# 23krs Toy Hailers



## softtail2 (Sep 3, 2006)

I am considering a new 23krs but uncertain that my HD will fit. I cannot find out how big that "toy" space is in that trailer. Can anyone help me? Further, will any of those side loading toy's handle my 94 inch long bike. The specs say the outside deminison are 8 feet wide, but what about the walls.


----------



## skippershe (May 22, 2006)

Hi softtail2









Welcome to Outbackers!
We have the 28krs and my DH has a Dyna Wide Glide...it's the main reason we chose this style of Outback.

Go to NobleEagles website, he has lots of photos of his HD in the 28krs...the garage size is the same in the 23krs...

http://camping.noble-eagle.com/

I've heard some say to chalk the area on the ground and then "park" your bike within the lines. We're taking off here in just a bit and the front garage is loaded, otherwise I would measure it for you...Sorry! maybe someone else here will be able to.

Good luck and happy shopping


----------



## softtail2 (Sep 3, 2006)

Wow, someone replied!

I have a softtail deuce and the dyna WG (i think they are 104 inches, my deuce is just 94) are longer than my deuce.

I will check out that website. But if a DWGlide can fit so can my deuce.

Do you have any other advice? We are very new at this.


----------



## campmg (Dec 24, 2005)

Welcome to the site Softtail2.

You may get more responses after the Labor Day weekend. Many of the Outbacker members are busy camping right now.

I should be out there too but someone has to keep an eye on skippershe.


----------



## softtail2 (Sep 3, 2006)

Thanks,

Yea, I know it is not a good time post questions on the last long weekend of the summer. I saw this 23krs yesterday just as the guy was closing (I was on my bike). I quickly measured the garage (with a bad and short tape measure), and did not think it was wide (long?) enough for my bike. So, I think I can get the deuce in there but well it be stable with the wheel not being straight. However, I am really excited about the possibility of camping with my Harley. Further, I really like the trailer's garage concept, much better than the other designs that I have seen.

Thanks again.

quote name='campmg' date='Sep 3 2006, 02:30 PM' post='150662']
Welcome to the site Softtail2.

You may get more responses after the Labor Day weekend. Many of the Outbacker members are busy camping right now.

I should be out there too but someone has to keep an eye on skippershe.








[/quote]


----------



## skippershe (May 22, 2006)

Hey softtail2,

You're probably going to have to put the longer bike on a diagonal...Send a PM to NobleEagle, he's camping but still online occasionally









Like Mitch said, you'll have lots of replies by tomorrow evening when everyone gets home











campmg said:


> I should be out there too but someone has to keep an eye on skippershe.


But I'm gonna be out there...who's gonna watch me now?
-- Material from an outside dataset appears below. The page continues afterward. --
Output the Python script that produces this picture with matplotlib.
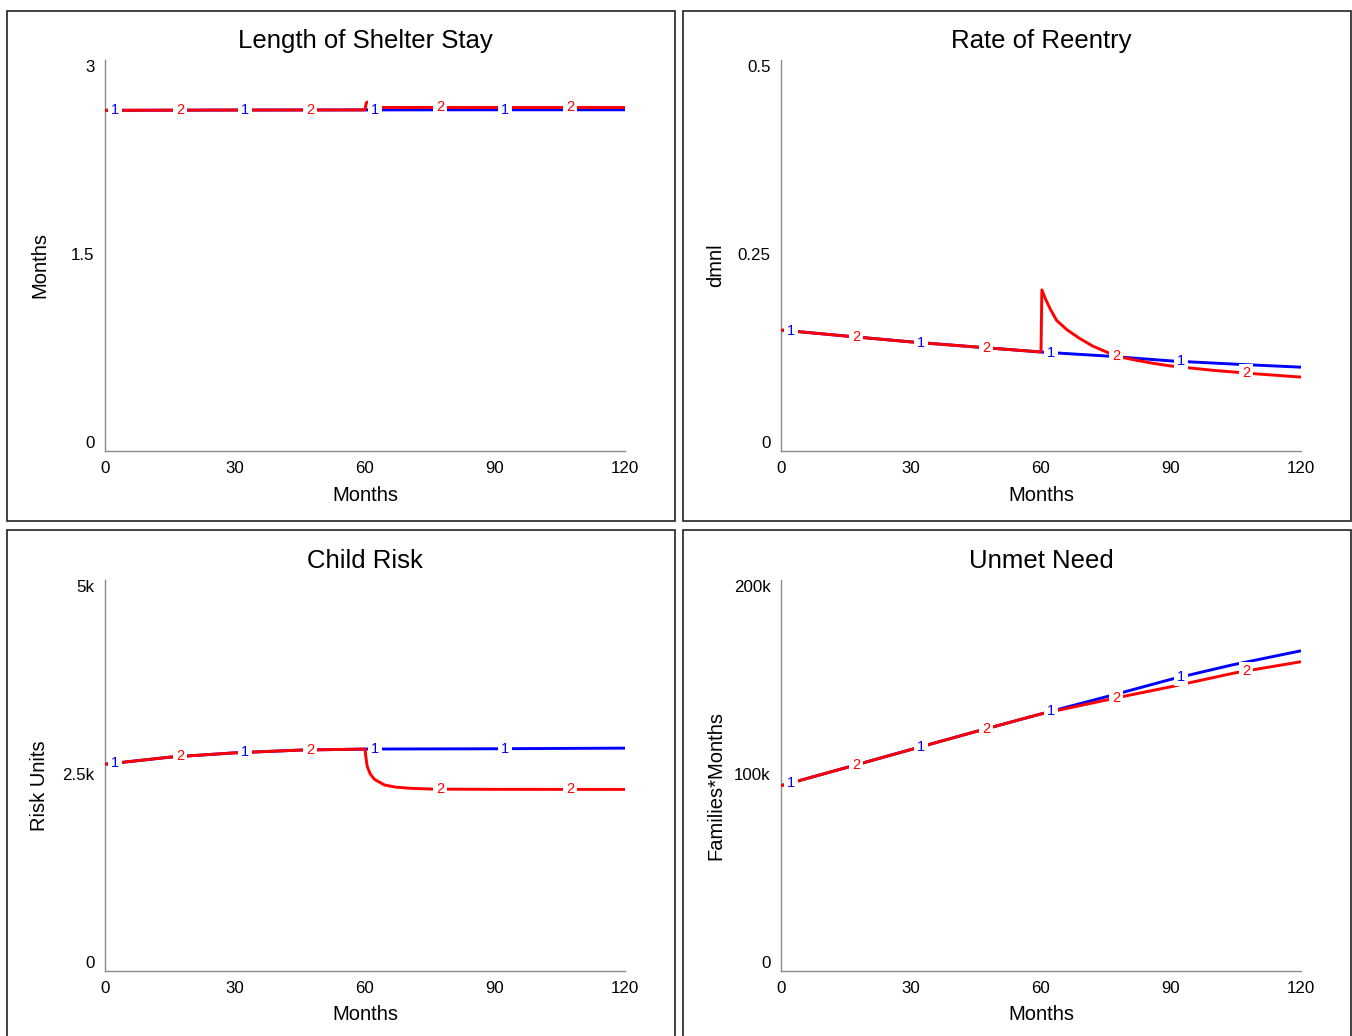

OK, leaving with an even 1300 posts


----------



## softtail2 (Sep 3, 2006)

Thanks for the reply. The diagonal position of the bike did occur to me, however, I worried that the bike would not be stable when the bike is died down.

I will try to be patient on this, and contact the individual that has the website that was referred to earlier. I have checked out that web site. I love the trailer, just want to make sure my Deuce is safe in the back.

What a cool website!!!!!!!!!!!

Thanks for all the help


----------



## HTQM (May 31, 2006)

softail2,

Like other have said, NobleEagle has a lot more specs and deminsions. I can tell you that a Road King fits with room for the grill, boys bikes and usual camping extra's. Mine is the 28KRS but the only deference being the length. I would add more tie downs if I were to load the DW's future softail standerd. Creative loading will be required, along with a d#$mn good hitch set-up. Your weight/sway hitch can make up for the extra tongue weight but will require resetting if the bikes are not loaded (found out the "white knuckle" drive way).

We bought ours for runs further than the average drive and wanting the whole crew to go such as it's maiden voyage to the Run to the Wall. We've disovered that we use it more for quick week-ends away, taking almost every aminity from home.

Just got back from a ten day outing, it was rough. Full hook-up plus cable and wi-fi. Since the RK didn't go we also had the patio funiture and the biggest cooler we own. Who would have thought I had enough wobbley pops onboard to get a camp circle of ten spots stumbling back to their campers.

Hope this helps,
Ride and camp safe

Dave


----------



## softtail2 (Sep 3, 2006)

Thanks Dave,

I have not even begun to consider if my Dodge Ram 2004 1500 SLT Quad Cab 4.7 Magum with tow pakage can deal with the 23 krs trailer. I think it can, I bought the truck 2 years ago just in case I wanted to tow a toy hauler.

I have been NobleEagle's web site, and saw that they can load their Road King (and yours fits plus stuff). My softail 2006 Softail Deuce is a bit longer (95.4 inches acording to the specs). Nothing could be a worse, than buying a trailer that will not haul my bike safely.

I am riding safe, just hoping to haul my bike safely.

softail2 (deuce)

BB


----------